One of the biggest flaws of free enterprise is its tendency to create boom-and-bust cycles. When times are good, optimism reigns supreme. Everyone is sure that things can only get better. Consumers consume, investors invest, businesses hire additional workers and increase production. This is what happened in the late 1990's. In Silicon Valley, as an extreme example, companies speculated on an exponential growth in demand for computers, internet bandwidth, and electronic gadgets of all kinds. No one was without a job, and the salaries of even entry-level engineers were bid up to astronomical levels.

Then bust hits. Goods have been over produced, and begin to pile up in warehouses. Companies stop hiring, then they start laying off. Investors stop investing, and then attempt to convert their investments into cash. Laid-off workers stop consuming. The news media screams "Depression." Pessimism - fear actually - takes hold of the nation's emotions. That's America's situation today - fear rules, and few see good times returning quickly.

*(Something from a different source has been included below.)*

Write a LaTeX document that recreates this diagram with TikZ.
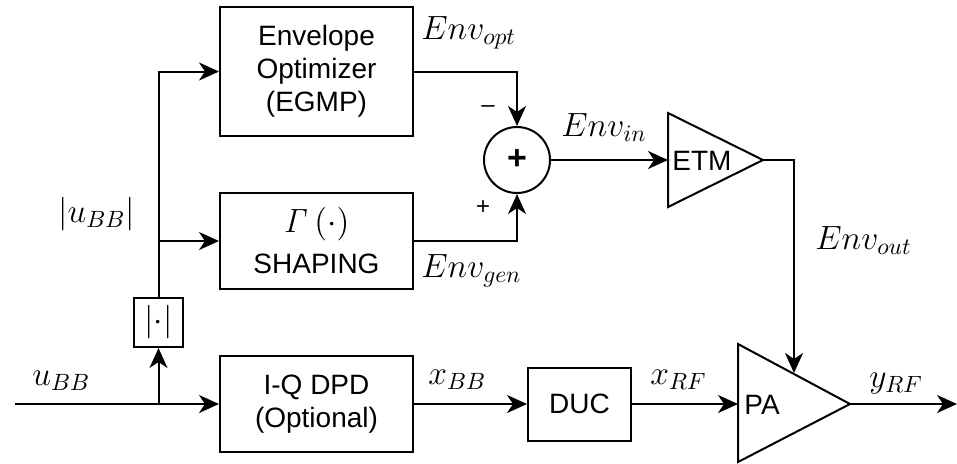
\RequirePackage{fix-cm}
\documentclass[tikz,border=0pt]{standalone}
\usepackage[no-math]{fontspec}
\setmainfont{Liberation Sans}
\usetikzlibrary{arrows.meta}
\newcommand{\mth}[1]{{\fontsize{16.8}{16.5}\selectfont$#1$}}
\tikzset{
  blk/.style={draw, line width=1pt, inner sep=0pt, align=center, font=\fontsize{14}{16.5}\selectfont},
  arr/.style={line width=1pt, -{Stealth[length=10pt,width=9pt,inset=3pt]}},
  wire/.style={line width=1pt},
  lbl/.style={inner sep=0pt, anchor=base west, font=\fontsize{16.8}{20}\selectfont},
  sgn/.style={inner sep=0pt, font=\fontsize{12}{12}\selectfont},
  tri/.style={inner sep=0pt, anchor=west, font=\fontsize{14}{16.5}\selectfont},
}
\begin{document}
\begin{tikzpicture}[x=0.5pt,y=-0.5pt]
\useasboundingbox (0,0) rectangle (957,463);
% blocks
\node[blk, minimum width=96.5pt, minimum height=64.5pt] (env) at (316.5,71.5) {Envelope\\Optimizer\\(EGMP)};
\node[blk, minimum width=96.5pt, minimum height=48pt] (gam) at (316.5,241) {\mth{\mathit{\Gamma}\left(\cdot\right)}\\[4pt]SHAPING};
\node[blk, minimum width=96.5pt, minimum height=48pt] (dpd) at (316.5,404) {I-Q DPD\\(Optional)};
\node[blk, minimum width=51.5pt, minimum height=36.5pt] (duc) at (579.5,404) {DUC};
\node[blk, minimum width=24.5pt, minimum height=24.5pt] (abs) at (158.5,322.5) {\mth{|{\cdot}|}};
\node[draw, circle, line width=1pt, minimum size=33pt, inner sep=0pt, font=\bfseries\fontsize{17}{17}\selectfont] (sum) at (517,160) {+};
% triangles
\coordinate (etmin) at (668,160);
\coordinate (etmout) at (763,160);
\draw[wire] (668,113) -- (etmout) -- (668,207) -- cycle;
\node[tri] (etm) at (672,161) {ETM};
\coordinate (pain) at (738,404);
\coordinate (paout) at (850,404);
\coordinate (pactl) at (794,373);
\draw[wire] (738,344) -- (paout) -- (738,462) -- cycle;
\node[tri] (pa) at (744,405) {PA};
% connectors
\coordinate (in) at (15,404);
\coordinate (j) at (158.5,404);
\coordinate (out) at (957,404);
\draw[arr] (in) -- (dpd.west);
\draw[arr] (j) -- (abs.south);
\draw[arr] (abs.north) |- (env.west);
\draw[arr] (abs.north |- gam.west) -- (gam.west);
\draw[arr] (env.east) -| (sum.north);
\draw[arr] (gam.east) -| (sum.south);
\draw[arr] (sum.east) -- (etmin);
\draw[arr] (etmout) -| (pactl);
\draw[arr] (dpd.east) -- (duc.west);
\draw[arr] (duc.east) -- (pain);
\draw[arr] (paout) -- (out);
% labels
\node[lbl] (lopt) at (421,39) {$Env_{opt}$};
\node[lbl] (lgen) at (421,277) {$Env_{gen}$};
\node[lbl] (lin) at (561,136) {$Env_{in}$};
\node[lbl] (lout) at (815,249) {$Env_{out}$};
\node[lbl] (lu) at (32,385) {$u_{BB}$};
\node[lbl] (labsu) at (58,222) {$|u_{BB}|$};
\node[lbl] (lx) at (428,384) {$x_{BB}$};
\node[lbl] (lxrf) at (650,384) {$x_{RF}$};
\node[lbl] (lyrf) at (869,387) {$y_{RF}$};
\node[sgn] (minus) at (488,109) {\textendash};
\node[sgn] (plus) at (483,208) {+};
\end{tikzpicture}
\end{document}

The solution to the boom-and-bust nature of the free enterprise system is for government to cool the economy when economic enthusiasm surpasses reality - such as in the late 1990's, and to stimulate the economy when pessimism strikes and American's become afraid to produce, hire workers, invest, and consume. Now is a time for our government to stimulate America's economy.

Critics raise the cry of creating inflation, "counterfeiting" money, and socialism. These arguments are badly timed. 1998 would have been a great time to argue for increased taxes to dampen an over-stimulated economy and build a war chest for hard times - such as today's recession. There will again be times when unrealistic optimism reigns in America, and an unsustainable boom needs to be moderated. That will again be a time to raise taxes to dampen the boom and rebuild the reserves.

It is always difficult to imagine times being different than they are today. Even though the cycles of boom and bust are fully predictable - if with irregular timing, people's emotions get caught up in the feeling that times will always remain good - or will always remain bad, whichever they are today.

America's government needs to spend more than it receives in bad times, and tax more than it spends in good times.

I commend to you the words of Franklin Delano Roosevelt, spoken in his second inaugural address in 1937, "In our seeking for economic and political progress as a nation, we all go up, or else we all go down, as one people."